▼

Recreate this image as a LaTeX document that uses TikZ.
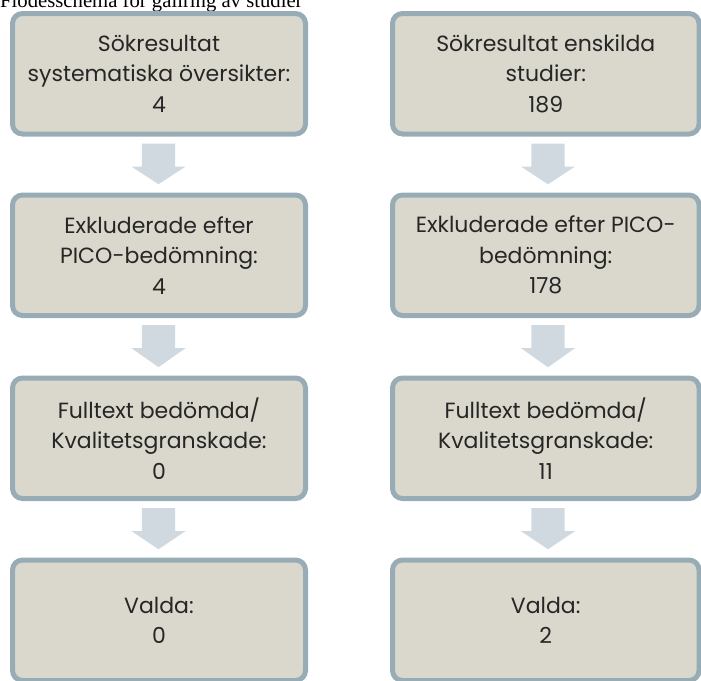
\documentclass[tikz,border=0pt]{standalone}
\usepackage{fontspec}
\setmainfont{Poppins}
\newfontfamily\titlefont{Liberation Serif}
\usetikzlibrary{calc}
\definecolor{boxfill}{HTML}{DAD8CC}
\definecolor{boxline}{HTML}{98ACB6}
\definecolor{arrowfill}{HTML}{D0D9DF}
\definecolor{boxtext}{HTML}{262626}
\tikzset{
  stage/.style={rectangle, draw=boxline, fill=boxfill, line width=5pt,
    rounded corners=10pt, align=center, text=boxtext,
    font=\fontsize{22}{30.5}\selectfont, inner sep=0pt, anchor=center},
  leftstage/.style={stage, minimum width=293pt, minimum height=120.5pt},
  rightstage/.style={stage, minimum width=306.5pt, minimum height=120.5pt},
}
% block arrow from the bottom of one stage to the top of the next
\newcommand{\blockarrow}[3]{%
  \fill[arrowfill]
    ($(#1.south)+(#3-16.6,7)$) -- ($(#1.south)+(#3+16.6,7)$) --
    ($(#1.south)+(#3+16.6,30)$) -- ($(#1.south)+(#3+27.2,30)$) --
    ($(#2.north)+(#3,-8.3)$) --
    ($(#1.south)+(#3-27.2,30)$) -- ($(#1.south)+(#3-16.6,30)$) -- cycle;}
\begin{document}
\begin{tikzpicture}[x=1pt, y=-1pt]
\useasboundingbox (0,0) rectangle (701,680);
\node[anchor=base west, inner sep=0pt, font=\titlefont\fontsize{20.7}{24}\selectfont] (title) at (0,7) {Flödesschema för gallring av studier};

% left column: systematic reviews
\node[leftstage] (l1) at (159,73.75) {Sökresultat\\systematiska översikter:\\4};
\node[leftstage] (l2) at (159,255.25) {Exkluderade efter\\PICO-bedömning:\\4};
\node[leftstage] (l3) at (159,438.25) {Fulltext bedömda/\\Kvalitetsgranskade:\\0};
\node[leftstage] (l4) at (159,620.25) {Valda:\\0};

% right column: individual studies
\node[rightstage] (r1) at (545.75,73.75) {Sökresultat enskilda\\studier:\\189};
\node[rightstage] (r2) at (545.75,255.25) {Exkluderade efter PICO-\\bedömning:\\178};
\node[rightstage] (r3) at (545.75,438.25) {Fulltext bedömda/\\Kvalitetsgranskade:\\11};
\node[rightstage] (r4) at (545.75,620.25) {Valda:\\2};

\blockarrow{l1}{l2}{-0.5}
\blockarrow{l2}{l3}{-0.5}
\blockarrow{l3}{l4}{-0.5}
\blockarrow{r1}{r2}{2.25}
\blockarrow{r2}{r3}{2.25}
\blockarrow{r3}{r4}{2.25}
\end{tikzpicture}
\end{document}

▲

Directions:
Leave out the pictures and output the rest of the material exactly as written.

Exercise output:
Recreate this image as a LaTeX document that uses TikZ.
\documentclass[tikz,border=0pt]{standalone}
\usepackage{fontspec}
\setmainfont{Poppins}
\newfontfamily\titlefont{Liberation Serif}
\usetikzlibrary{calc}
\definecolor{boxfill}{HTML}{DAD8CC}
\definecolor{boxline}{HTML}{98ACB6}
\definecolor{arrowfill}{HTML}{D0D9DF}
\definecolor{boxtext}{HTML}{262626}
\tikzset{
  stage/.style={rectangle, draw=boxline, fill=boxfill, line width=5pt,
    rounded corners=10pt, align=center, text=boxtext,
    font=\fontsize{22}{30.5}\selectfont, inner sep=0pt, anchor=center},
  leftstage/.style={stage, minimum width=293pt, minimum height=120.5pt},
  rightstage/.style={stage, minimum width=306.5pt, minimum height=120.5pt},
}
% block arrow from the bottom of one stage to the top of the next
\newcommand{\blockarrow}[3]{%
  \fill[arrowfill]
    ($(#1.south)+(#3-16.6,7)$) -- ($(#1.south)+(#3+16.6,7)$) --
    ($(#1.south)+(#3+16.6,30)$) -- ($(#1.south)+(#3+27.2,30)$) --
    ($(#2.north)+(#3,-8.3)$) --
    ($(#1.south)+(#3-27.2,30)$) -- ($(#1.south)+(#3-16.6,30)$) -- cycle;}
\begin{document}
\begin{tikzpicture}[x=1pt, y=-1pt]
\useasboundingbox (0,0) rectangle (701,680);
\node[anchor=base west, inner sep=0pt, font=\titlefont\fontsize{20.7}{24}\selectfont] (title) at (0,7) {Flödesschema för gallring av studier};

% left column: systematic reviews
\node[leftstage] (l1) at (159,73.75) {Sökresultat\\systematiska översikter:\\4};
\node[leftstage] (l2) at (159,255.25) {Exkluderade efter\\PICO-bedömning:\\4};
\node[leftstage] (l3) at (159,438.25) {Fulltext bedömda/\\Kvalitetsgranskade:\\0};
\node[leftstage] (l4) at (159,620.25) {Valda:\\0};

% right column: individual studies
\node[rightstage] (r1) at (545.75,73.75) {Sökresultat enskilda\\studier:\\189};
\node[rightstage] (r2) at (545.75,255.25) {Exkluderade efter PICO-\\bedömning:\\178};
\node[rightstage] (r3) at (545.75,438.25) {Fulltext bedömda/\\Kvalitetsgranskade:\\11};
\node[rightstage] (r4) at (545.75,620.25) {Valda:\\2};

\blockarrow{l1}{l2}{-0.5}
\blockarrow{l2}{l3}{-0.5}
\blockarrow{l3}{l4}{-0.5}
\blockarrow{r1}{r2}{2.25}
\blockarrow{r2}{r3}{2.25}
\blockarrow{r3}{r4}{2.25}
\end{tikzpicture}
\end{document}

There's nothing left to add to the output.